Although the dismissive avoidant may understand what they want in the moment, they often misunderstand their subconscious needs. Therefore, they must start examining their feelings on a deeper level - this will allow the dismissive avoidant to feel safer with their emotions and will enable them to be more vulnerable in relationships. For example: you may feel as though you want to withdraw when your partner is being demanding emotionally - why is that? If you feel that way, slowly but surely express those feelings in the relationship. You will come to realize it is beacuse you are unaccustomed to being so emotionally connected, but that opening up with your partner is actually empowering. By exploring your emotions individually and with your partner, the dismissive avoidant wicome to learn that people do pay attention and can be relied upon.


Challenge Stored Associations to Commitment and Practice Vulnerability 

The dismissive avoidant tends to feel threatened and trapped by commitment, and has deeply stored these beliefs. Therefore, they need to challenge these perceptions - question whether or not a commitment actually brings more positive benefits than negative, and slowly come to a position where negative associations can be reprogrammed. Often, the negative associations with commitment are from the past, and are not accurate representations of the present.


Notice How Good It Feels to Give 

Since the dismissive avoidant could not rely on people as a child, they often have a subconscious desire to reserve their resources. Therefore, the next time you are generous with your partner, just notice how good it feels to give. It brings emotional connection, and again, challenges historical associations that may not be accurate presently.

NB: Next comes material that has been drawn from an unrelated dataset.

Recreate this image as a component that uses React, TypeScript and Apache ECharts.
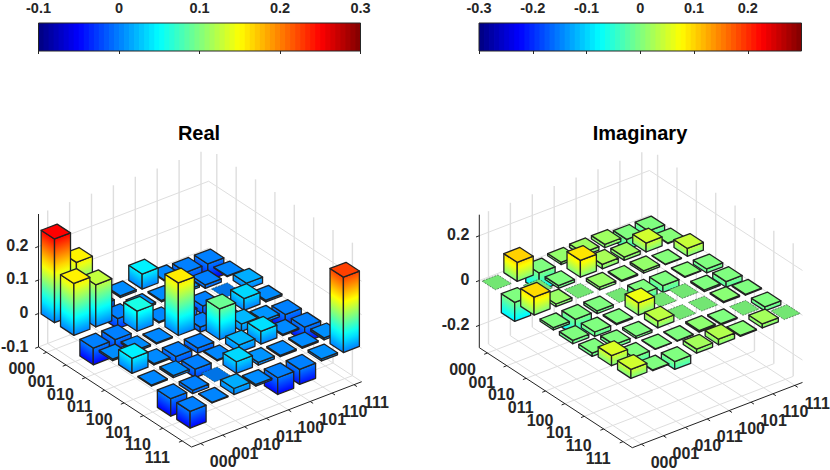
import * as echarts from "echarts";
import React, { useEffect, useRef } from "react";

const bitLabels = ["000", "001", "010", "011", "100", "101", "110", "111"];

const realRows = [
  [0.25, 0.155, -0.05, 0.005, 0.045, 0.003, -0.052, -0.05],
  [0.155, 0.126, -0.03, 0.005, 0.004, 0.006, -0.01, 0.002],
  [-0.05, -0.03, 0.06, 0.003, -0.02, -0.025, 0, 0.018],
  [0.005, 0.005, 0.003, 0.157, -0.015, 0.003, 0.035, 0.005],
  [0.045, 0.004, -0.02, -0.015, 0.092, 0.022, 0.008, -0.05],
  [0.003, 0.006, -0.025, 0.003, 0.022, 0.038, 0.004, -0.045],
  [-0.052, -0.01, 0, 0.035, 0.008, 0.004, 0.004, 0.006],
  [-0.05, 0.002, 0.018, 0.005, -0.05, -0.045, 0.006, 0.225]
];

const imagRows = [
  [0, 0.085, -0.08, 0.01, 0.015, 0.015, -0.045, -0.04],
  [-0.085, 0, -0.012, 0.075, 0.02, 0.015, 0.04, 0.003],
  [0.08, 0.012, 0, 0.012, 0.005, 0.01, 0.002, 0.035],
  [-0.01, -0.075, -0.012, 0, -0.055, -0.03, 0.003, -0.018],
  [-0.015, -0.02, -0.005, 0.055, 0, 0, -0.007, -0.025],
  [-0.015, -0.015, -0.01, 0.03, 0, 0, 0.005, -0.004],
  [0.045, -0.04, -0.002, -0.003, 0.007, -0.005, 0, -0.018],
  [0.04, -0.003, -0.035, 0.018, 0.025, 0.004, 0.018, 0]
];

const realZTicks = [-0.1, 0, 0.1, 0.2];
const imagZTicks = [-0.2, 0, 0.2];
const realBarTicks = [-0.1, 0, 0.1, 0.2, 0.3];
const imagBarTicks = [-0.3, -0.2, -0.1, 0, 0.1, 0.2];

const FONT = "Liberation Sans";
const TEXT = "#262626";
const GRID = "#dedede";
const EDGE = "#222";

// view of the box: steps of one cell along each floor direction
const U = [19.37, 12.66];
const V = [21.9, -8.4];
const I_MIN = -0.42;
const I_MAX = 7.48;
const J_MIN = -0.42;
const J_MAX = 7.35;
const BOX_H = 133;
const HALF_I = 0.345;
const HALF_J = 0.365;

const panels = [
  { ox: 38.5, oy: 347, zMin: -0.1, zMax: 0.297, cMin: -0.1, cMax: 0.3, gain: 1, rows: realRows, zTicks: realZTicks },
  { ox: 479.3, oy: 347.7, zMin: -0.3, zMax: 0.294, cMin: -0.3, cMax: 0.3, gain: 1.2, rows: imagRows, zTicks: imagZTicks }
];

const clip01 = (x: number) => Math.max(0, Math.min(1, x));
const jet = (t: number, shade = 1) => {
  const r = clip01(1.5 - Math.abs(4 * t - 3));
  const g = clip01(1.5 - Math.abs(4 * t - 2));
  const b = clip01(1.5 - Math.abs(4 * t - 1));
  return `rgb(${Math.round(r * 255 * shade)},${Math.round(g * 255 * shade)},${Math.round(b * 255 * shade)})`;
};
const colorOf = (z: number, p: any, shade = 1) => {
  const c = z > 0 ? z * p.gain : z;
  return jet(clip01((c - p.cMin) / (p.cMax - p.cMin)), shade);
};

const makeProject = (p: any) => {
  const scale = BOX_H / (p.zMax - p.zMin);
  return (i: number, j: number, z: number) => [
    p.ox + (i - I_MIN) * U[0] + (j - J_MIN) * V[0],
    p.oy + (i - I_MIN) * U[1] + (j - J_MIN) * V[1] - (z - p.zMin) * scale
  ];
};

const line = (a: number[], b: number[], stroke: string, lineWidth = 1) => ({
  type: "line",
  silent: true,
  shape: { x1: a[0], y1: a[1], x2: b[0], y2: b[1] },
  style: { stroke, lineWidth }
});

const label = (text: string, x: number, y: number, align: string) => ({
  type: "text",
  silent: true,
  style: {
    text,
    x,
    y,
    align,
    verticalAlign: "middle",
    fontFamily: FONT,
    fontSize: 16,
    fontWeight: "bold",
    fill: TEXT
  }
});

const frameChildren = (p: any) => {
  const P = makeProject(p);
  const out: any[] = [];
  bitLabels.forEach((_, k) => {
    // floor
    out.push(line(P(k, J_MIN, p.zMin), P(k, J_MAX, p.zMin), GRID));
    out.push(line(P(I_MIN, k, p.zMin), P(I_MAX, k, p.zMin), GRID));
    // back walls
    out.push(line(P(I_MIN, k, p.zMin), P(I_MIN, k, p.zMax), GRID, 1.4));
    out.push(line(P(k, J_MAX, p.zMin), P(k, J_MAX, p.zMax), GRID, 1.4));
  });
  p.zTicks.forEach((z: number) => {
    out.push(line(P(I_MIN, J_MIN, z), P(I_MIN, J_MAX, z), GRID));
    out.push(line(P(I_MIN, J_MAX, z), P(I_MAX, J_MAX, z), GRID));
  });
  // axes
  out.push(line(P(I_MIN, J_MIN, p.zMin), P(I_MIN, J_MIN, p.zMax), EDGE));
  out.push(line(P(I_MIN, J_MIN, p.zMin), P(I_MAX, J_MIN, p.zMin), EDGE));
  out.push(line(P(I_MAX, J_MIN, p.zMin), P(I_MAX, J_MAX, p.zMin), EDGE));
  bitLabels.forEach((text, k) => {
    const a = P(k, J_MIN, p.zMin);
    out.push(line(a, P(k, J_MIN - 0.15, p.zMin), EDGE));
    out.push(label(text, a[0] - 24.9, a[1] + 16.5, "center"));
    const b = P(I_MAX, k, p.zMin);
    out.push(line(b, P(I_MAX + 0.15, k, p.zMin), EDGE));
    out.push(label(text, b[0] + 22.5, b[1] + 18, "center"));
  });
  p.zTicks.forEach((z: number) => {
    const a = P(I_MIN, J_MIN, z);
    out.push(line(a, P(I_MIN, J_MIN - 0.15, z), EDGE));
    out.push(label(String(z), a[0] - 10, a[1] - 1, "right"));
  });
  return out;
};

const sideFill = (a: number[], b: number[], h: number, zTop: number, zBottom: number, p: any) => {
  // colour bands run parallel to the top edge of the face
  const len = Math.hypot(b[0] - a[0], b[1] - a[1]);
  let nx = -(b[1] - a[1]) / len;
  let ny = (b[0] - a[0]) / len;
  if (ny < 0) {
    nx = -nx;
    ny = -ny;
  }
  const stops = [];
  for (let s = 0; s <= 12; s++) {
    const z = zTop + ((zBottom - zTop) * s) / 12;
    stops.push({ offset: s / 12, color: colorOf(z, p) });
  }
  return new echarts.graphic.LinearGradient(a[0], a[1], a[0] + nx * h * ny, a[1] + ny * h * ny, stops, true);
};

const barChildren = (i: number, j: number, v: number, p: any) => {
  const P = makeProject(p);
  const zTop = Math.max(v, 0);
  const zBottom = Math.min(v, 0);
  const corner = (di: number, dj: number, z: number) => P(i + di * HALF_I, j + dj * HALF_J, z);
  const tl = corner(-1, -1, zTop);
  const tf = corner(1, -1, zTop);
  const tr = corner(1, 1, zTop);
  const tb = corner(-1, 1, zTop);
  if (v === 0) {
    return [
      {
        type: "polygon",
        silent: true,
        shape: { points: [tl, tf, tr, tb] },
        style: { fill: colorOf(0, p, 0.9), stroke: "rgba(40,70,50,0.6)", lineWidth: 1, lineDash: [2, 1] }
      }
    ];
  }
  const bl = corner(-1, -1, zBottom);
  const bf = corner(1, -1, zBottom);
  const br = corner(1, 1, zBottom);
  const h = bf[1] - tf[1];
  const edge = { stroke: EDGE, lineWidth: 1.3, lineJoin: "round" };
  return [
    {
      type: "polygon",
      silent: true,
      shape: { points: [tl, tf, bf, bl] },
      style: { fill: sideFill(tl, tf, h, zTop, zBottom, p), ...edge }
    },
    {
      type: "polygon",
      silent: true,
      shape: { points: [tf, tr, br, bf] },
      style: { fill: sideFill(tf, tr, h, zTop, zBottom, p), ...edge }
    },
    {
      type: "polygon",
      silent: true,
      shape: { points: [tl, tf, tr, tb] },
      style: { fill: colorOf(zTop, p), ...edge }
    }
  ];
};

const barData = (rows: number[][]) => {
  // back corner first, front corner last
  const out: number[][] = [];
  rows.forEach((row, i) => {
    for (let j = row.length - 1; j >= 0; j--) out.push([i, j, row[j]]);
  });
  return out;
};

const colorLevels = (min: number, max: number) => {
  const out: number[][] = [];
  for (let k = 0; k < 64; k++) {
    out.push([min + ((max - min) * k) / 64, min + ((max - min) * (k + 1)) / 64, (k + 0.5) / 64]);
  }
  return out;
};

const barAxis = (gridIndex: number, min: number, max: number, ticks: number[]) => ({
  type: "value",
  gridIndex,
  position: "top",
  z: 5,
  min,
  max,
  splitLine: { show: false },
  axisLine: { show: false },
  axisTick: { show: true, inside: true, length: 3, customValues: ticks, lineStyle: { color: TEXT } },
  axisLabel: {
    show: true,
    customValues: ticks,
    margin: 8,
    fontFamily: FONT,
    fontSize: 14.5,
    fontWeight: "bold",
    color: TEXT
  }
});

const colorBarSeries = (index: number, min: number, max: number) => ({
  type: "custom",
  xAxisIndex: index,
  yAxisIndex: index,
  silent: true,
  data: colorLevels(min, max),
  renderItem: (_: any, api: any) => {
    const a = api.coord([api.value(0), 0]);
    const b = api.coord([api.value(1), 1]);
    const last = api.value(1) >= max - 1e-9;
    return {
      type: "rect",
      shape: { x: a[0], y: b[1], width: b[0] - a[0] + (last ? 0 : 0.8), height: a[1] - b[1] },
      style: { fill: jet(api.value(2)) }
    };
  }
});

const panelSeries = (p: any) => [
  {
    type: "custom",
    coordinateSystem: "none",
    silent: true,
    data: [[0]],
    renderItem: () => ({ type: "group", children: frameChildren(p) })
  },
  {
    type: "custom",
    coordinateSystem: "none",
    silent: true,
    data: barData(p.rows),
    renderItem: (_: any, api: any) => ({
      type: "group",
      children: barChildren(api.value(0), api.value(1), api.value(2), p)
    })
  }
];

const titleStyle = { fontFamily: FONT, fontSize: 20, fontWeight: "bold", color: "#000" };

const App = () => {
  const ref = useRef<HTMLDivElement>(null);

  useEffect(() => {
    const chart = echarts.init(ref.current, null, { renderer: "svg" });
    chart.setOption({
      animation: false,
      backgroundColor: "#fff",
      title: [
        { text: "Real", left: 194, top: 118, textAlign: "center", textStyle: titleStyle },
        { text: "Imaginary", left: 635, top: 118, textAlign: "center", textStyle: titleStyle }
      ],
      grid: [
        { left: 38.5, top: 23, width: 322, height: 28, z: 4, show: true, borderColor: TEXT, borderWidth: 1, backgroundColor: "transparent" },
        { left: 479, top: 23, width: 322.5, height: 28, z: 4, show: true, borderColor: TEXT, borderWidth: 1, backgroundColor: "transparent" }
      ],
      xAxis: [barAxis(0, -0.1, 0.3, realBarTicks), barAxis(1, -0.3, 0.3, imagBarTicks)],
      yAxis: [
        { type: "value", gridIndex: 0, min: 0, max: 1, show: false },
        { type: "value", gridIndex: 1, min: 0, max: 1, show: false }
      ],
      series: [
        colorBarSeries(0, -0.1, 0.3),
        colorBarSeries(1, -0.3, 0.3),
        ...panelSeries(panels[0]),
        ...panelSeries(panels[1])
      ]
    });
    return () => {
      chart.dispose();
    };
  }, []);

  return <div ref={ref} style={{ position: "absolute", left: 0, top: 0, width: 830, height: 470 }}></div>;
};

export default App;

Be Conscious of Your Partner's Emotional Needs 

In a situation where the dismissive avoidant is actively attempting to be vulnerable with their partner, ensure that space is held for that moment - since it is a deep wound for them, it is essential to be gentle with them and avoid hurting them by further neglecting that need.

Conversely, the dismissive avoidant must intentionally try to extend themselves emotionally for their anxious attachment partner to help build the relationship further. 

If both partners work slowly individually on their core wounds, and actively care for their partner’s needs, the healthier and happier the relationship will be.